Comparison of VPN and Proxy
I'll bring tougether answers to the popular questions like "what Proxy types I can face and why I should choose them over VPN".
Summary
Both option works to change you public internet IP address. If you want to scrape data from the public internet, then paid HTTP proxies will be your best choice. They are easy to use, flexible in configuration, scalable, and affordable(TBD write how to choose the proper proxy type)
Long version
Proxy - Historical excursion
I’ll describe key differences and usage scenarios for the VPN and Proxy in 2024 with a short historical intro.
You can see that one of the most popular open-source proxy servers(Squid) started its history in the last decade of the previous century, more than 27 years ago. Meanwhile, some of the tasks it was designed to solve are still relevant:
Provide access to the client from a private network to the public internet.
IPv6 is still not the most popular protocol on the network layer of the internet and we are using Ipv4. This means that there are not enough public addresses for all internet users and your ISP provider has to solve it by translating your private address(address in your Wi-Fi network) to his public address(the address WEB sites see when reaching them).

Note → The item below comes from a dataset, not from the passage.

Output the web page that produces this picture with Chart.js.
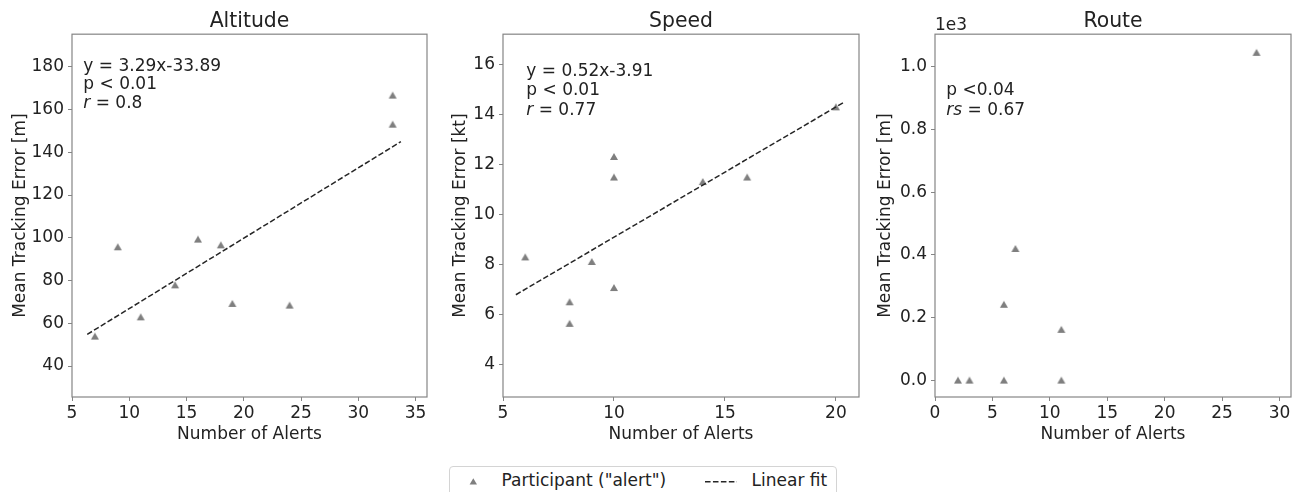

Reduce traffic and bandwidth consumption.
It was extremely helpful 20 years ago but is still used by some schools, universities, etc. If you can download some public content like images, CSS, JS, media files, etc once and share it with the clients infinitely(to cache it) - you can decrease your company, school, whatever traffic from 10 to 100 times. It was essential in those days.
Security
Generating cyber security literacy is far from perfect, so one of the last businesses and governments to protect people by making some content unavailable: WEB sites that share malware files and try to still your cookies.
As you can see, it all started with a desire to provide people efficient and secure access to the Internet, and IP address change was just a side effect.
Proxy - Nowadays
-
You might heard about reverse proxy - this is server-side technology to allows WEB clients to connect to one server, forward traffic to another one, and process requests there.
-
There are anonymous proxies, and their main task is to make it harder to identify you. Vendors are saying that they do not store access logs, and might not have authentication(login and password), and of course, they are changing your visible IP address. You can build a proxy chain to hide one proxy after another, but don’t have any illusions, you still can be found.
-
CASB(Cloud access security brokers) - enterprise-grade technology that conducts all employee traffic through a proxy to authenticate and authorize them, apply access policies, and mitigate security risks(data leakage, etc)
-
Web scraping proxies - The main purpose is to provide you public IP address in GEO regions you need with IP quality(characteristics visible to IP DBs) and the amount you require to access data. (TBD write about differences in IP characteristics and how to choose the proper one)
-
Transparent proxy - aka “forced proxy”, can be installed w/o the client will w/o any changes on his/her side. It routes your outgoing HTTP/HTTPS traffic on a router through a proxy server. Used by businesses and governments for security needs.
-
CGI proxy - Desired to provide access to proxy for clients that can't use proxy protocols. It's just a WEB page with addr http://xyz.com where you type a target website addr http://abc.com into the submission form and it shows it to you right into the original website page. Totally insecure to pass any credentials or cookies.
VPN
You can read mo//re about VPN itself here and there. The ability to connect multiple sites(corporate networks) and provide secure access to the company infrastructure is out of the scope of this article and might be a blog(let me know if you are interested).
Talking about individuals, usage patterns and values are next:
-
Access GEO-restricted content(video streaming, tickets, car driving test booking, etc) by changing your publicly visible IP address.
-
Encrypt all your traffic when you are using untrusted networks(cafe wifi, etc). This will eliminate the risk of captured traffic description by attackers (till the CPU revolutionary improves).
I do not recommend you to use a VPN for WEB scrapping cause you won't be able to do tens of thousands of independent HTTP requests with unique settings like GEO, session, timeout, etc. Even in smaller amounts, it’s not so handy to configure it compare to the HTTP Proxy.